When a backing index is created, the index is named using the following
convention:
[source,text]
----
.ds-<data-stream>-<generation>
----
.*Example*
[%collapsible]
====
The `web_server_logs` data stream has a generation of `34`. The most recently
created backing index for this data stream is named
`.ds-web_server_logs-000034`.
====
Because the generation increments with each new backing index, backing indices
with a higher generation contain more recent data. Backing indices with a lower
generation contain older data.
A backing index's name can change after its creation due to a
<<indices-shrink-index,shrink>>, <<snapshots-restore-snapshot,restore>>, or
other operations.
[discrete]
[[data-stream-write-index]]
=== Write index
When a read request is sent to a data stream, it routes the request to all its
backing indices. For example, a search request sent to a data stream would query
all its backing indices.
image::images/data-streams/data-streams-search-request.svg[align="center"]
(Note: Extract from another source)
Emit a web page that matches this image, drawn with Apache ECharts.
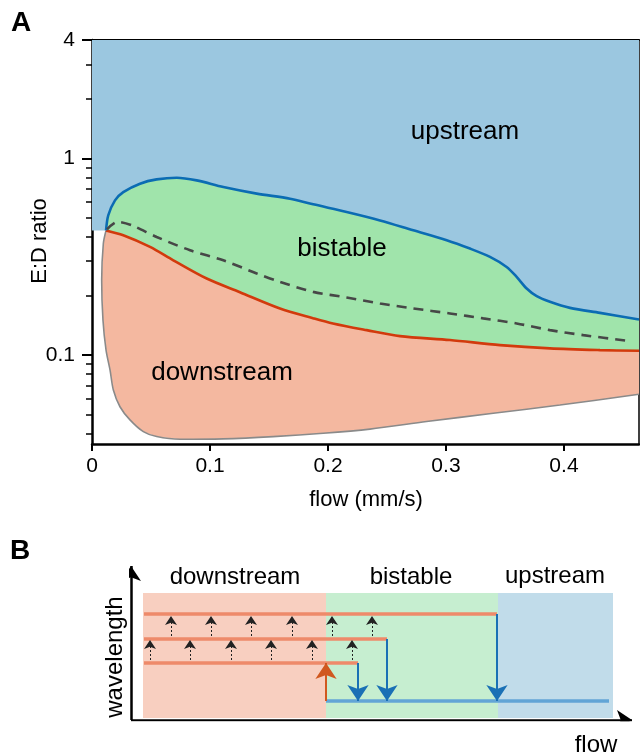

However, the most recently created backing index is the data streams only
_write index_. The data stream routes all indexing requests for new documents to
this index.
image::images/data-streams/data-streams-index-request.svg[align="center"]
You cannot add new documents to a stream's other backing indices, even by
sending requests directly to the index. This means you cannot submit the
following requests directly to any backing index except the write index:
* An <<docs-index_,index API>> request with an
<<docs-index-api-op_type,`op_type`>> of `create`. The `op_type` parameter
defaults to `create` when adding new documents.
* A <<docs-bulk,bulk API>> request using a `create` action
Because it's the only index capable of ingesting new documents, you cannot
perform operations on a write index that might hinder indexing. These
prohibited operations include:
* <<indices-clone-index,Clone>>
* <<indices-close,Close>>
* <<indices-delete-index,Delete>>
* <<freeze-index-api,Freeze>>
* <<indices-shrink-index,Shrink>>
* <<indices-split-index,Split>>
[discrete]
[[data-streams-rollover]]
=== Rollover
When a data stream is created, one backing index is automatically created.
Because this single index is also the most recently created backing index, it
acts as the stream's write index.
A <<indices-rollover-index,rollover>> creates a new backing index for a data
stream. This new backing index becomes the stream's write index, replacing
the current one, and increments the stream's generation.
In most cases, we recommend using <<index-lifecycle-management,{ilm}
({ilm-init})>> to automate rollovers for data streams. This lets you
automatically roll over the current write index when it meets specified
criteria, such as a maximum age or size.
However, you can also use the <<indices-rollover-index,rollover API>> to
manually perform a rollover. See <<manually-roll-over-a-data-stream>>.
[discrete]
[[data-streams-append-only]]
=== Append-only
For most time-series use cases, existing data is rarely, if ever, updated.
Because of this, data streams are designed to be append-only.
You can send <<add-documents-to-a-data-stream,indexing requests for new
documents>> directly to a data stream. However, you cannot send the following
requests for existing documents directly to a data stream:
* An <<docs-index_,index API>> request with an
<<docs-index-api-op_type,`op_type`>> of `index`. The `op_type` parameter
defaults to `index` for existing documents.
* A <<docs-bulk,bulk API>> request using the `delete`, `index`, or `update`
action.
* A <<docs-delete,delete API>> request
Instead, you can use the <<docs-update-by-query,update by query>> and
<<docs-delete-by-query,delete by query>> APIs to update or delete existing
documents in a data stream. See <<update-delete-docs-in-a-data-stream>>.
Alternatively, you can update or delete a document by submitting requests to the
backing index containing the document. See
<<update-delete-docs-in-a-backing-index>>.
TIP: If you frequently update or delete existing documents,
we recommend using an <<indices-add-alias,index alias>> and
<<indices-templates,index template>> instead of a data stream. You can still
use <<index-lifecycle-management,{ilm-init}>> to manage indices for the alias.